Quoted from pinballjj:no need to to rewire or swap the position of the coils just take the glass off and flip the diverter so it lines up with correct skill shot side on the dmd,or option 2 with the skill shot on the dmd and the ball still in the shooter lane open the coin door and hit the blue button once to line up the dmd with the diverter
I never gave it much attention but the left diverter does indeed switch to give you the ramp shot that has not been activated yet. the ring lights are never off though they are either flashing if unmade or solid if ramp made . the diverter repositioning does not depend on whether the coil is activated the machine just keeps track of the ramp shot that was made and switches the diverter to the unmade side for the next ball. I confirmed this by activating one side ramp switch by hand and the draining the ball without ever activating the diverter, for the next ball the diverter flips to the unmade side.
I think the machine "knows" the position of the diverter by the status of the ramp switches and the blue button
I tried out your suggestions to see what happens but the Shadow knows . The first option of manually changing the diverter, the next time you hit the left blue button it switches the highlighted shot on the DMD but doesn't switch the diverter (I'm guessing it powers the appropriate coil but given it's already now facing that way the diverter doesn't change). Option 2 was an interesting approach and looks to initially work (it auto-plunges the ball on closing the door so I can't change the diverter again) but then at the next ball plunge the diverter corrects itself.

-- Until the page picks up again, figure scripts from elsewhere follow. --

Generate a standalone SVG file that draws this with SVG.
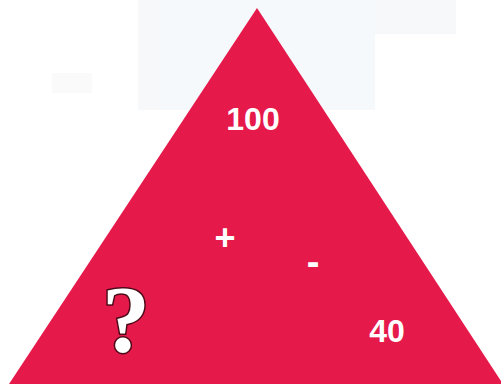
<svg xmlns="http://www.w3.org/2000/svg" width="501" height="385" viewBox="0 0 501 385">
  <style>
    .num { font-family: "Liberation Sans", Arial, sans-serif; font-weight: bold; fill: #ffffff; text-anchor: middle; }
    .q { font-family: "Liberation Serif", "Times New Roman", serif; font-weight: bold; fill: #ffffff; stroke: #4a0a18; stroke-width: 3; paint-order: stroke; text-anchor: middle; }
  </style>
  <rect width="501" height="385" fill="#ffffff"/>
  <g id="background-marks">
    <rect x="138" y="0" width="318" height="34" fill="#f7f8f9"/>
    <rect x="138" y="0" width="237" height="110" fill="#f7f8f9"/>
    <rect x="160" y="0" width="215" height="110" fill="#f6f9fc"/>
    <rect x="52" y="73" width="40" height="20" fill="#fafafa"/>
  </g>
  <g id="triangle">
    <polygon points="257,8 9,384 503,384" fill="#e6194b"/>
  </g>
  <g id="labels">
    <text class="num" x="253" y="130" font-size="32">100</text>
    <text class="num" x="225" y="250" font-size="36">+</text>
    <text class="num" x="313" y="275" font-size="38">-</text>
    <text class="q" x="126" y="352" font-size="96">?</text>
    <text class="num" x="387" y="342" font-size="32">40</text>
  </g>
</svg>
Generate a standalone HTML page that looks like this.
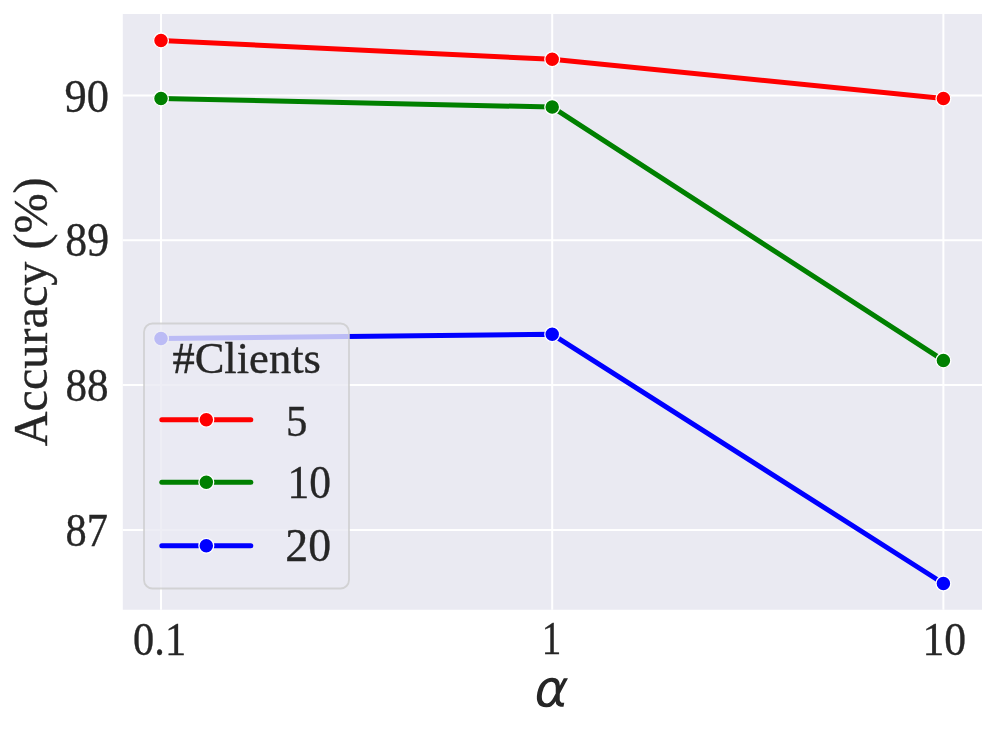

Looking at it further the machine knows which is the left and right coil for the diverters (as per the solenoid table). On power up of the machine it will pulse one of the coils on each of the diverters (although it does vary b/n power ups as to which one is pulsed), regardless it would always knows the starting direction of both diverters. After this I believe the machine keeps track of the diverter direction in memory, as it simply toggles the direction in the memory register whenever the blue button is pressed and then fires the appropriate coil for that direction. Having the diverter direction held in memory allows the machine to determine if the diverter needs to be switched (at the next ball launch) dependent upon which rings have been obtained and is why having the coils switched around the wrong way causes the game to highlight the wrong skill shot as the memory register is opposite to the actual direction of the diverter. It also explains the behaviour in the above 2 tests
One thing I discovered back a bit in regards to the ramp switches, both sides are active during the skill shot regardless of the diverter direction as I didn't have the ramp plastic to stop airballs, the diverter was facing right but the ball launched up over the top of the diverter and landed on the wireform behind it, running down to the left micro-switch where to my surprise I was awarded points for the skill shot.